§ What to work on
Retype, with no alterations, every line between the one containing "Rebuild this chart" and the one containing "ax = fig.add_axes([88", counting both of those lines too. Pictures are to be left out.

§ Dataset entries

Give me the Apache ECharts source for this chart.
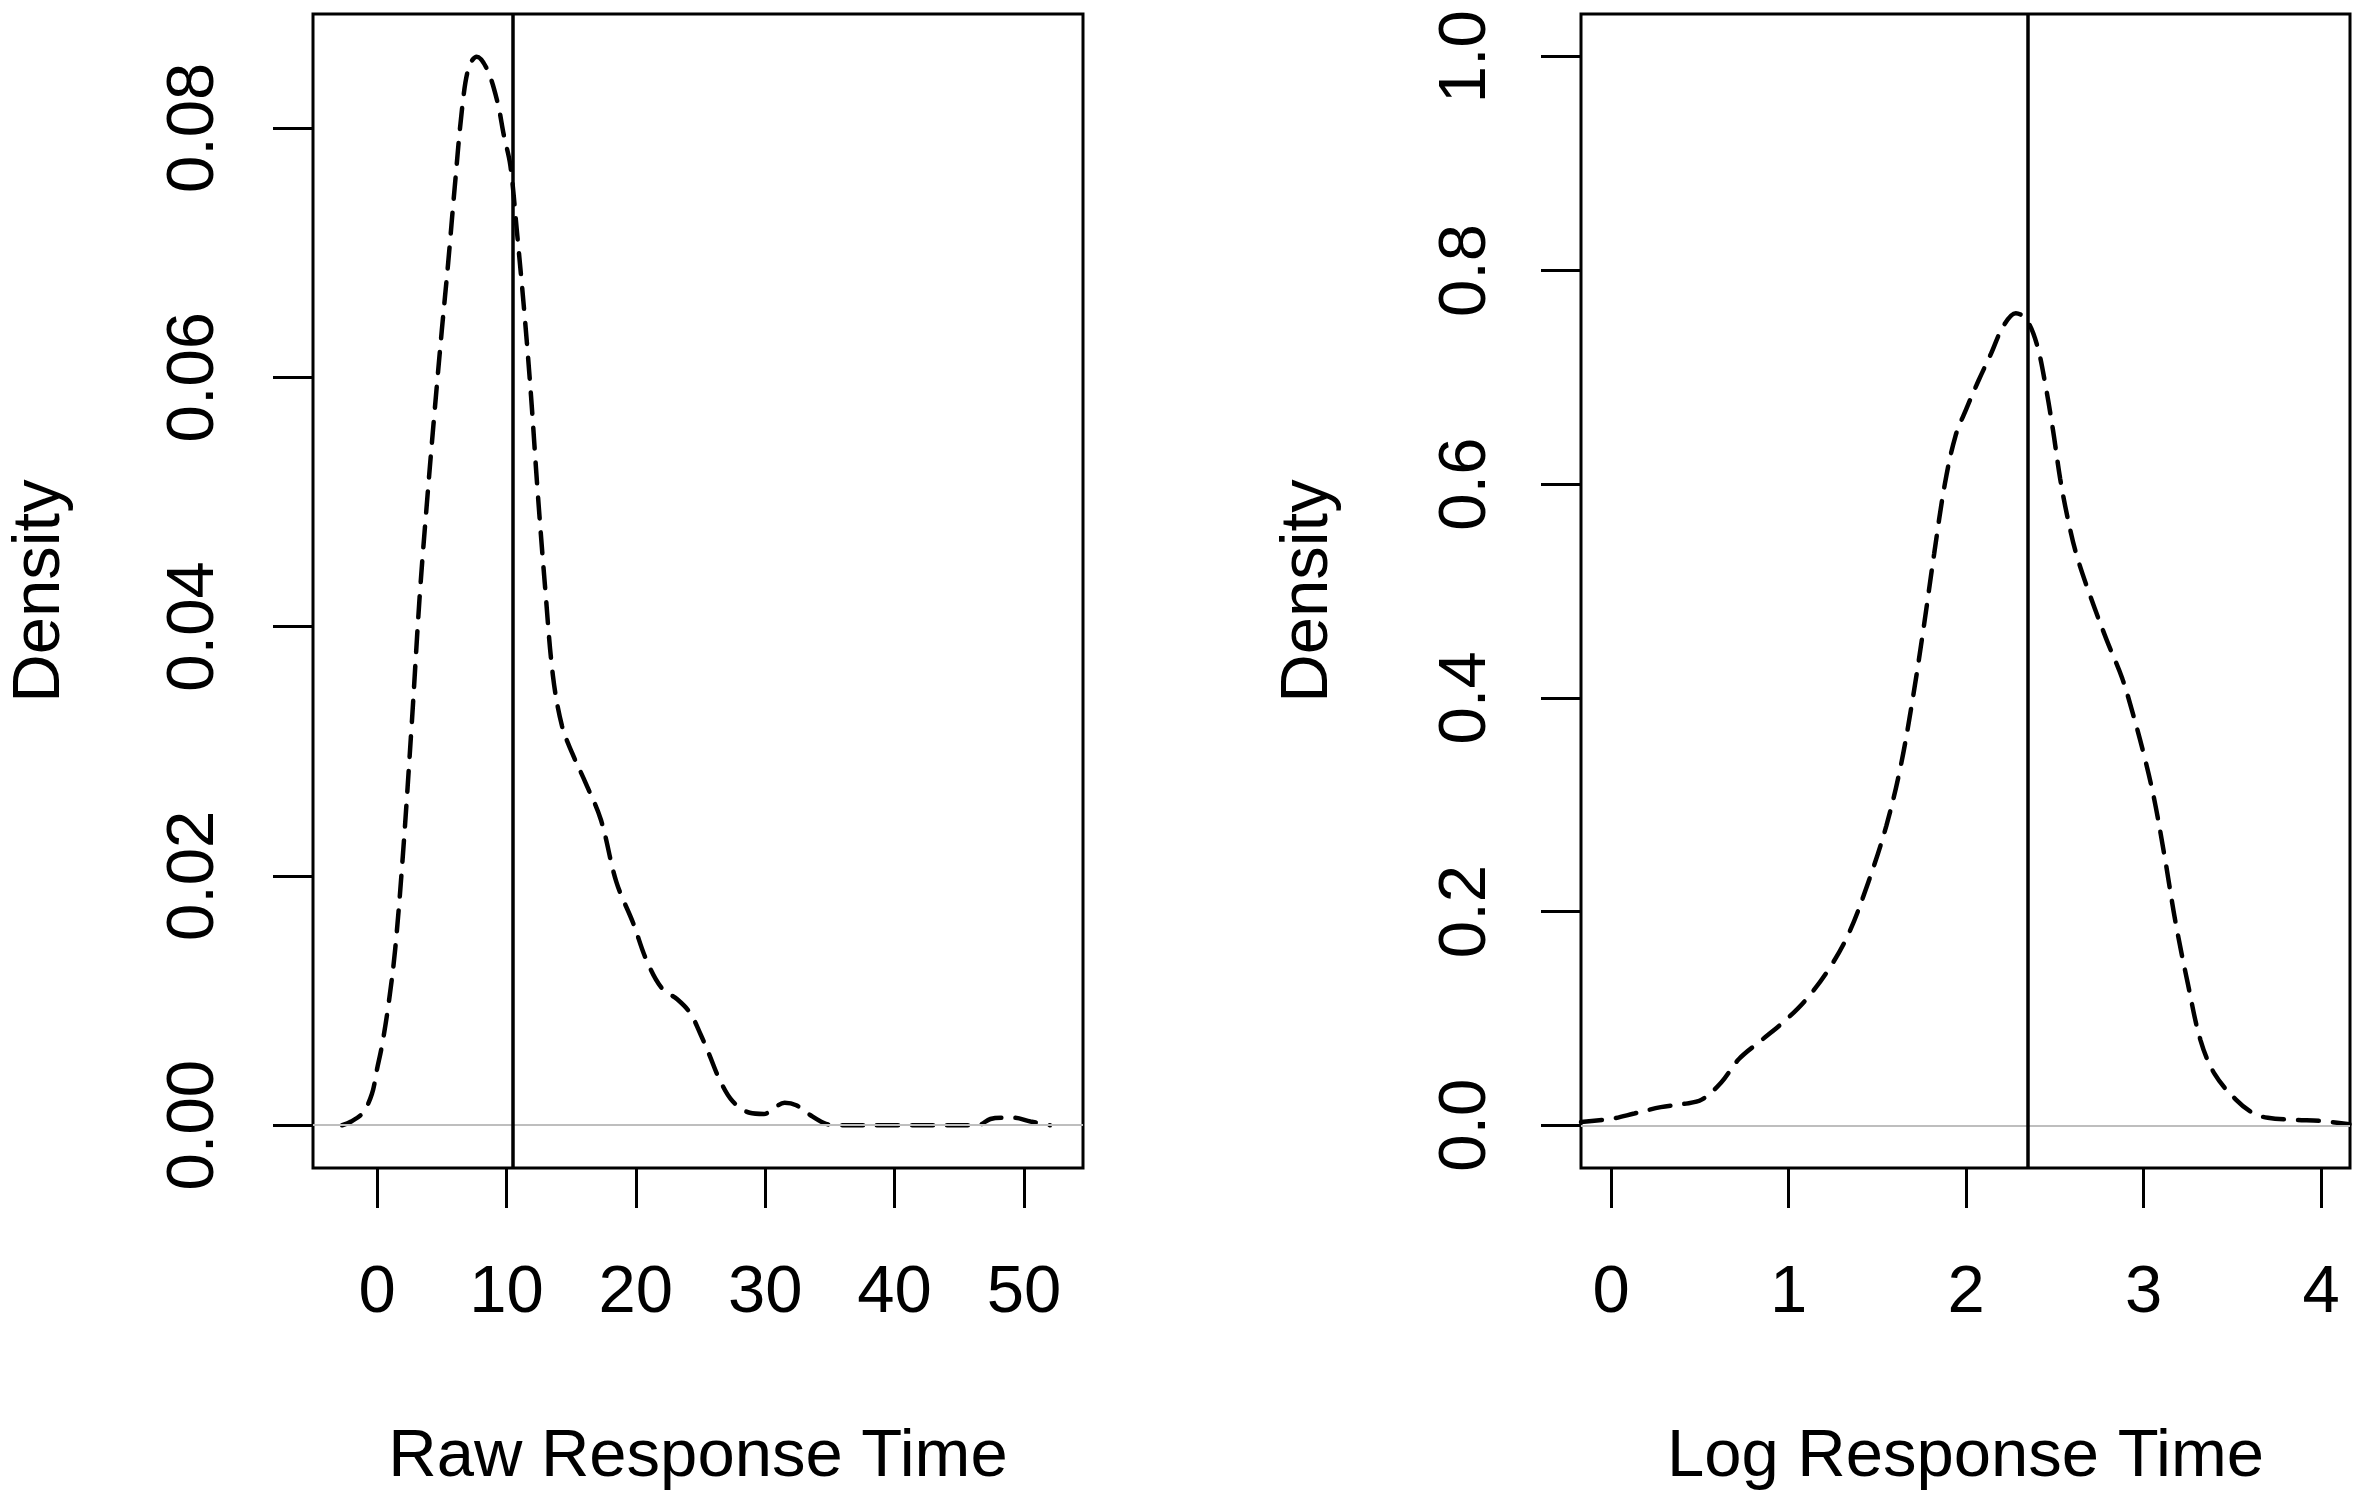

...

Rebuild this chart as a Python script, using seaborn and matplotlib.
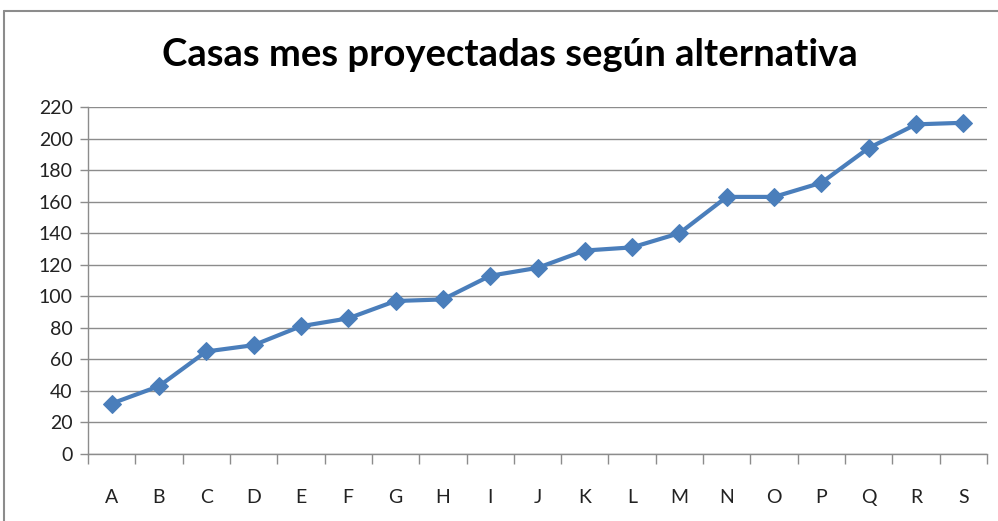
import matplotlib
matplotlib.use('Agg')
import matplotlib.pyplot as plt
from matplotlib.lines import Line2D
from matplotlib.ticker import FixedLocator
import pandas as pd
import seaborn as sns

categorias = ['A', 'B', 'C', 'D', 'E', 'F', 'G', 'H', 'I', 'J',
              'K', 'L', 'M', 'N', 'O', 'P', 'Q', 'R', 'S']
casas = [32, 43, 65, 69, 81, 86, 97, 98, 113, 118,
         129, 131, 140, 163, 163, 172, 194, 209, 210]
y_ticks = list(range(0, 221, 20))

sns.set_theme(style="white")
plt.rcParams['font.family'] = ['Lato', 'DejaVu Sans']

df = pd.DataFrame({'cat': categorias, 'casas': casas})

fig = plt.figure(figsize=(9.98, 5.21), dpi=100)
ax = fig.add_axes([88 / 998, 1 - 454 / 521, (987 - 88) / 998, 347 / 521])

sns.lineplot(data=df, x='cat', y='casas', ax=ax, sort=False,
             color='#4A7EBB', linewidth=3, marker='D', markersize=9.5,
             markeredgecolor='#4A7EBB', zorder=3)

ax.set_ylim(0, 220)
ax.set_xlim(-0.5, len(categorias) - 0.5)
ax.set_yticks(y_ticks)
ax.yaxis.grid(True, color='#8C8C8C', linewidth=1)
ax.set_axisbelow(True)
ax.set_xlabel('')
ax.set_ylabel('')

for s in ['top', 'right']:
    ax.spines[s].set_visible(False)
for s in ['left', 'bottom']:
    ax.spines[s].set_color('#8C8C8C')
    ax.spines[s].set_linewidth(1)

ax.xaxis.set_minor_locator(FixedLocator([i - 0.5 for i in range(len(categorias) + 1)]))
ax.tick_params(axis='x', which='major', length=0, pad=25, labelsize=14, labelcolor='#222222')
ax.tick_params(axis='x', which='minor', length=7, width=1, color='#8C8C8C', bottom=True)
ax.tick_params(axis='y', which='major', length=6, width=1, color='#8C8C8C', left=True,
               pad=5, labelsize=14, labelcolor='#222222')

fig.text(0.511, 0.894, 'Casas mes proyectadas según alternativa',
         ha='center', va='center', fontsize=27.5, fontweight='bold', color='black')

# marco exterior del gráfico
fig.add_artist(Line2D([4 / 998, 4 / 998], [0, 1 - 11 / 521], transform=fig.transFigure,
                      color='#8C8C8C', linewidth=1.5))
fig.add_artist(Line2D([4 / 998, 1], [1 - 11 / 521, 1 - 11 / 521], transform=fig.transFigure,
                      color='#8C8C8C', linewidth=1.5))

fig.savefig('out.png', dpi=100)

§ Completed task
Rebuild this chart as a Python script, using seaborn and matplotlib.
import matplotlib
matplotlib.use('Agg')
import matplotlib.pyplot as plt
from matplotlib.lines import Line2D
from matplotlib.ticker import FixedLocator
import pandas as pd
import seaborn as sns

categorias = ['A', 'B', 'C', 'D', 'E', 'F', 'G', 'H', 'I', 'J',
              'K', 'L', 'M', 'N', 'O', 'P', 'Q', 'R', 'S']
casas = [32, 43, 65, 69, 81, 86, 97, 98, 113, 118,
         129, 131, 140, 163, 163, 172, 194, 209, 210]
y_ticks = list(range(0, 221, 20))

sns.set_theme(style="white")
plt.rcParams['font.family'] = ['Lato', 'DejaVu Sans']

df = pd.DataFrame({'cat': categorias, 'casas': casas})

fig = plt.figure(figsize=(9.98, 5.21), dpi=100)
ax = fig.add_axes([88 / 998, 1 - 454 / 521, (987 - 88) / 998, 347 / 521])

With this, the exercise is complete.